* **WHAT TO DO**:
Leave out the pictures, and retype only the lines from the beginning of the material through the line that contains "from matplotlib.transforms import", including both.

* **DATA LINES**:
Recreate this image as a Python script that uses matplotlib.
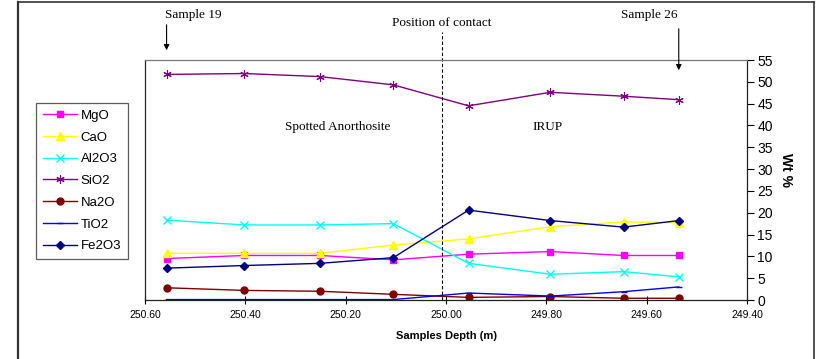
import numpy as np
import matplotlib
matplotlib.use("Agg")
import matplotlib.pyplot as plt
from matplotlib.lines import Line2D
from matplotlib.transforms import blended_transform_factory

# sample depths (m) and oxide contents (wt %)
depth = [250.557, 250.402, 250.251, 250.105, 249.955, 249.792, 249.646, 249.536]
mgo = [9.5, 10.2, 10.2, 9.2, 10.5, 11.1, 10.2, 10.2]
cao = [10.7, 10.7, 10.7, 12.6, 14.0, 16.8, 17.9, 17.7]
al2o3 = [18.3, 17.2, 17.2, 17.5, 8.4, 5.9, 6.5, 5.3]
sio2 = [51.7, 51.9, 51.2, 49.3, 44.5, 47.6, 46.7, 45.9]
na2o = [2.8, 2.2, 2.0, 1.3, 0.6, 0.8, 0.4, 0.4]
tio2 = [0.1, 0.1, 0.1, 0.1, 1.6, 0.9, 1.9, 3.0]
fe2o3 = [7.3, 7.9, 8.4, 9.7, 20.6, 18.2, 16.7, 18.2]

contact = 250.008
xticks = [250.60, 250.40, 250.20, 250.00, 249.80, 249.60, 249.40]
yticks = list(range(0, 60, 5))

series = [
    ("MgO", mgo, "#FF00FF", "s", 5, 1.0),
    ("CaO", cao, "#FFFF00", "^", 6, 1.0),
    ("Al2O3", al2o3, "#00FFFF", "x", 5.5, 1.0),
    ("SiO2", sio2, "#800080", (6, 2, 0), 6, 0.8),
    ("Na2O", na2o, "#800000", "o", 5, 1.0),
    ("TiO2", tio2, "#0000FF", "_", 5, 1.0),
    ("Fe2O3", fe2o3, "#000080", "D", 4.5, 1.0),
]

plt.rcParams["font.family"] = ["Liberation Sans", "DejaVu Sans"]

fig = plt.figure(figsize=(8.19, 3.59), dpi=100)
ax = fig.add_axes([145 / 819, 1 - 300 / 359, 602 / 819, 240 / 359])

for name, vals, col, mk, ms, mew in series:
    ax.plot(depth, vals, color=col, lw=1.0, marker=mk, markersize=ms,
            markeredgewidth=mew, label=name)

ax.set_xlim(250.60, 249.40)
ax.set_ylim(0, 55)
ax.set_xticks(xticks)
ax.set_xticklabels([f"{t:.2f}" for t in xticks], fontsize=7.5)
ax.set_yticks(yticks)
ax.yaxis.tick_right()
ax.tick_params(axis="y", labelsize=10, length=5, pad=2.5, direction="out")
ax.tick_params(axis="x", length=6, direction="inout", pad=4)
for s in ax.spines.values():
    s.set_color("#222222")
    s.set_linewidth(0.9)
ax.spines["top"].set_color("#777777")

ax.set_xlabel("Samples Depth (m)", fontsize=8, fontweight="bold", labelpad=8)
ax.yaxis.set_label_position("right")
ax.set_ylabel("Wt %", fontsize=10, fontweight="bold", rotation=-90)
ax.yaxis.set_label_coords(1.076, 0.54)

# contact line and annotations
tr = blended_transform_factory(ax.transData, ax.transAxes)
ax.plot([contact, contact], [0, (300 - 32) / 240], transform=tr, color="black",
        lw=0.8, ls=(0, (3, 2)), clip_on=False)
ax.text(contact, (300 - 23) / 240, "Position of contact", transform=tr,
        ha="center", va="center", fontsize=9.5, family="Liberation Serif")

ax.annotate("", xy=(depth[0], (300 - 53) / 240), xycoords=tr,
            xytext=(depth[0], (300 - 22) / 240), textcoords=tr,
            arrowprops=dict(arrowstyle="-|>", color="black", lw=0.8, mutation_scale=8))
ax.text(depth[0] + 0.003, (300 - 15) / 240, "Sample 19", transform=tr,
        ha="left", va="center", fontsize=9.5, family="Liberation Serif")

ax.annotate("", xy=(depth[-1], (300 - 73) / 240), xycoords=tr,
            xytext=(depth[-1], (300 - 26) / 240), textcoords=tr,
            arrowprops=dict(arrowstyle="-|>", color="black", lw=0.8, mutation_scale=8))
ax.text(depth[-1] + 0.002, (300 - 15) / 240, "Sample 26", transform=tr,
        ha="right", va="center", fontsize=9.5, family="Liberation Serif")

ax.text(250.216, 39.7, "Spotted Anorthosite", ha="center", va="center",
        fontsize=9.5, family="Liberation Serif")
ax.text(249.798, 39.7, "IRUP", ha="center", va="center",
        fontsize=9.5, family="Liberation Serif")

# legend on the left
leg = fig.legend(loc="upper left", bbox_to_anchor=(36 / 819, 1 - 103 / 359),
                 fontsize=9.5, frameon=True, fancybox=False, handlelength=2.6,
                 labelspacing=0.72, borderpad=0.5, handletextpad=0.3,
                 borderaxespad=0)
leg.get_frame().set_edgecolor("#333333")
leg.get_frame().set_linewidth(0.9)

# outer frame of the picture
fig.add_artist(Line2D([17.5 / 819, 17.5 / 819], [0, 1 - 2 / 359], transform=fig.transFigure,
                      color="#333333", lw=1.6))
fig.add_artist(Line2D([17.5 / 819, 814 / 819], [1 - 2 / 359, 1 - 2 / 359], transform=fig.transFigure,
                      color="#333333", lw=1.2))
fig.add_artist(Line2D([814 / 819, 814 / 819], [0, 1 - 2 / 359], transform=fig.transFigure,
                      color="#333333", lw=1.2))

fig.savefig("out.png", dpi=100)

* **RESPONSE TO THE EXERCISE**:
Recreate this image as a Python script that uses matplotlib.
import numpy as np
import matplotlib
matplotlib.use("Agg")
import matplotlib.pyplot as plt
from matplotlib.lines import Line2D
from matplotlib.transforms import blended_transform_factory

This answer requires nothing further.